NEP serves as a critical indicator of regional vegetation carbon dynamics, representing the difference between NPP and carbon lost through soil microbial respiration, excluding other natural and human-induced influences, which is calculated as follows: (9)${\displaystyle \mathrm{NEP(x,t)}=\mathrm{NPP(x,t)}-\mathrm{RH(x,t)}}$ where NEP(x, t) represents the net ecosystem productivity of vegetation for pixel x during time period t (gC m⁻²), NPP(x, t) represents the net primary productivity of vegetation for pixel x during time period t (gC m⁻²), and RH(x, t) represents the soil microbial respiration of pixel x during time period t (gC m⁻²).

The calculation formula for soil heterotrophic respiration is as follows (Zhiyong et al., 2003): (10)${\displaystyle {\mathrm{R}}_{\mathrm{H}}=3.069\times \left({\mathrm{e}}^{0.0912\mathrm{T}}+\mathrm{In}\left(0.3145\times \mathrm{R}+1\right)\right)}$ where R_H represents soil heterotrophic respiration (gC m⁻²), T represents the temperature (°C), and R represents precipitation (mm).

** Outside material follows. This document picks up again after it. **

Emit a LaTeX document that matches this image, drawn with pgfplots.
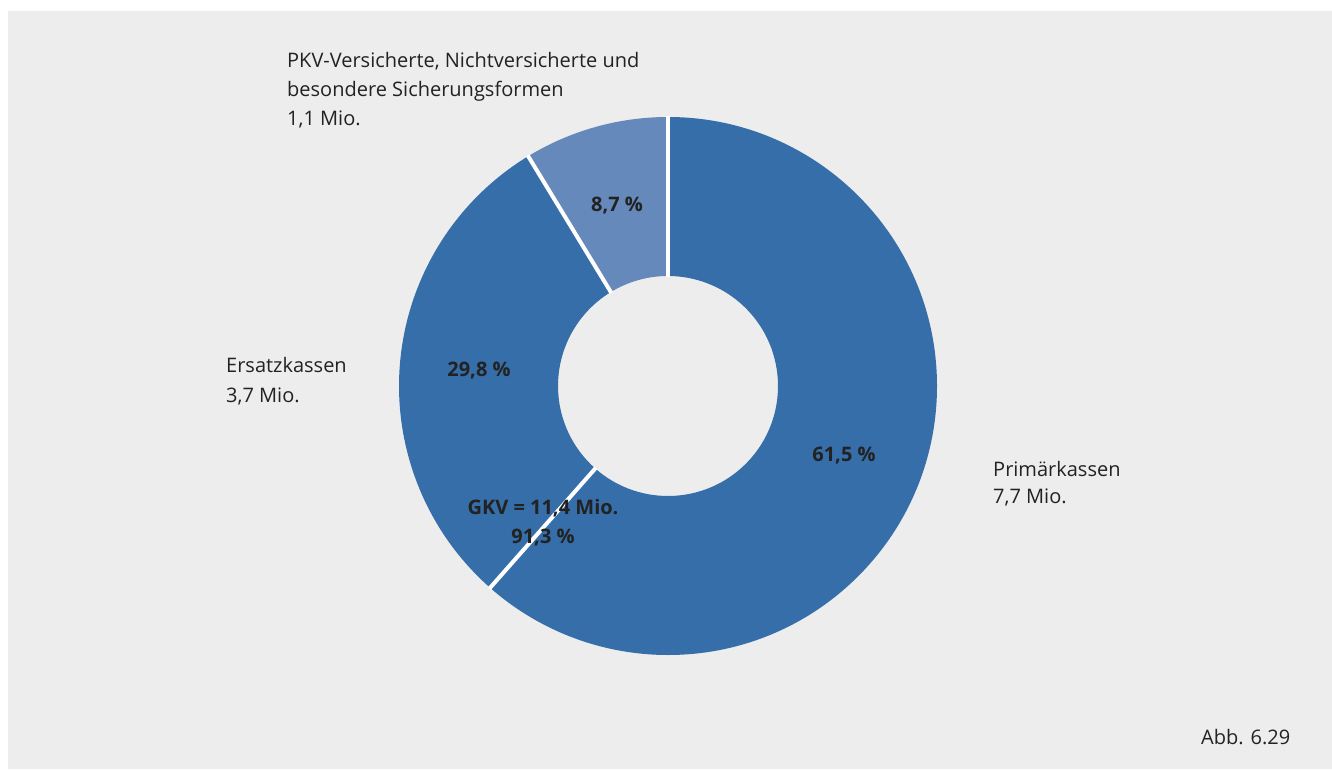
\documentclass[border=0pt]{standalone}
\usepackage{fontspec}
\setmainfont{Open Sans}
\usepackage{pgfplots}
\usepackage{pgfplotstable}
\pgfplotsset{compat=1.18}
\definecolor{bg}{HTML}{EDEDED}
\definecolor{darkblue}{HTML}{366EA9}
\definecolor{lightblue}{HTML}{6689BB}
\definecolor{txt}{HTML}{222222}

\pgfplotstableread{
idx value
0 61.5
1 29.8
2 8.7
}\datatable

\newcommand\wedgefill[3]{%
  \fill[#3] ([shift={(#1:269pt)}]c) arc[start angle=#1, end angle=#2, radius=269pt]
    -- ([shift={(#2:110pt)}]c) arc[start angle=#2, end angle=#1, radius=110pt] -- cycle;}
\newcommand\sep[1]{%
  \draw[white, line width=4pt] ([shift={(#1:109pt)}]c) -- ([shift={(#1:270pt)}]c);}
\newcommand\fs{\fontsize{20}{24}\selectfont}

\begin{document}%
\pgfplotstablegetelem{0}{value}\of\datatable\let\va\pgfplotsretval%
\pgfplotstablegetelem{1}{value}\of\datatable\let\vb\pgfplotsretval%
\pgfplotstablegetelem{2}{value}\of\datatable\let\vc\pgfplotsretval%
\pgfmathsetmacro\aA{90}%
\pgfmathsetmacro\aB{\aA-3.6*\va}%
\pgfmathsetmacro\aC{\aB-3.6*\vb}%
\pgfmathsetmacro\aD{\aC-3.6*\vc}%
\begin{tikzpicture}
\begin{axis}[hide axis, scale only axis, width=1332pt, height=769pt,
  xmin=0, xmax=1332, ymin=0, ymax=769, clip=false]
\fill[white] (axis cs:0,0) rectangle (axis cs:1332,769);
\fill[bg] (axis cs:8,0) rectangle (axis cs:1332,758);
\coordinate (c) at (axis cs:668,383);
\wedgefill{\aA}{\aB}{darkblue}
\wedgefill{\aB}{\aC}{darkblue}
\wedgefill{\aC}{\aD}{lightblue}
\sep{\aA}\sep{\aB}\sep{\aC}
\begin{scope}[every node/.style={text=txt, inner sep=0pt, font=\fs}]
\node[anchor=base west] at (axis cs:287,701) {PKV-Versicherte, Nichtversicherte und};
\node[anchor=base west] at (axis cs:287,672) {besondere Sicherungsformen};
\node[anchor=base west] at (axis cs:287,643) {1,1 Mio.};
\node[anchor=base west] at (axis cs:226,396) {Ersatzkassen};
\node[anchor=base west] at (axis cs:226,366) {3,7 Mio.};
\node[anchor=base west] at (axis cs:993,293) {Primärkassen};
\node[anchor=base west] at (axis cs:993,266) {7,7 Mio.};
\node[anchor=base west] at (axis cs:1201,25) {Abb. 6.29};
\node[anchor=base, font=\fs\bfseries] at (axis cs:617,557) {8,7 \%};
\node[anchor=base, font=\fs\bfseries] at (axis cs:479,392) {29,8 \%};
\node[anchor=base, font=\fs\bfseries] at (axis cs:844,308) {61,5 \%};
\node[anchor=base, font=\fs\bfseries] at (axis cs:543,255) {GKV = 11,4 Mio.};
\node[anchor=base, font=\fs\bfseries] at (axis cs:543,226) {91,3 \%};
\end{scope}
\end{axis}
\end{tikzpicture}%
\end{document}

Theil–Sen trend analysis and testing methods

The Theil–Sen median (Sen) method is less affected by outliers, making it more robust. (Lu et al., 2023). It is a widely used metric for analyzing trends in long-term data series. It measures the direction and magnitude of trends in NEP: a positive β signifies an upward trend, while a negative β signifies a downward trend. The formula for calculating β is as follows: (11)${\displaystyle \mathrm{\beta }=\mathrm{Median}\left({\mathrm{NEP}}_{\mathrm{j}}-{\mathrm{NEP}}_{\mathrm{i}}\right)/\left(\mathrm{j}-\mathrm{i}\right)2000\le i<j\le 2020}$ where b is Sen’s slope value, and NEP_i andNEP_j are the NEPs in years i and j, respectively. The Mann−Kendall test was used to test the significance of the results of the β-trend analyses.

GeoDetector

The GeoDetector model is a tool for detecting spatial heterogeneity and is capable of revealing the drivers behind spatial differentiation (Zhang et al., 2023b); it includes four modules: the factor detector, interaction detector, risk detector, and ecological detector. This study employed the GeoDetector model to investigate the driving factors of spatial variation in the NEP of vegetation in southeastern Xizang.

Factor detection: this tool assesses the extent to which the driving factor X (Average multiyear total precipitation (2000–2020, mm); Average multiyear average temperature (2000–2020, ^∘C); Digital Elevation Model (DEM, m); Slope (^∘); Aspect (^∘) (°C)) influences Y (NEP), employing the q value metric to quantify this impact. which is calculated as follows: (12)${\displaystyle q=1-\frac{1}{f{\sigma }^2}\sum _{h=1}^{L}fk{\sigma }^{2}k}$

where L is the classification of factor X or variable Y; f and fk represent the sample sizes in the entire study area and within type h, respectively; and σ² and σ²k represent the discrete variances of Y values across the entire study area and within type h, respectively. The value range of q is [0, 1]. A higher q value signifies that the driver factor X has a stronger explanatory power on the NEP, while a lower q value indicates a weaker explanatory power.

Interaction detector (GeoDetector software 1.6, developed by Professor Jiumiao Cheng’s team at Renmin University of China; freely available at http://geodetector.cn/index.html): a statistical tool used to evaluate the impact of multiple factors on a specific variable. By detecting the interactions between different factors, the interaction detector can reveal how these factors work together and whether their combined effects are synergistic, antagonistic, or independent. Details of the interaction types are given in Table 2.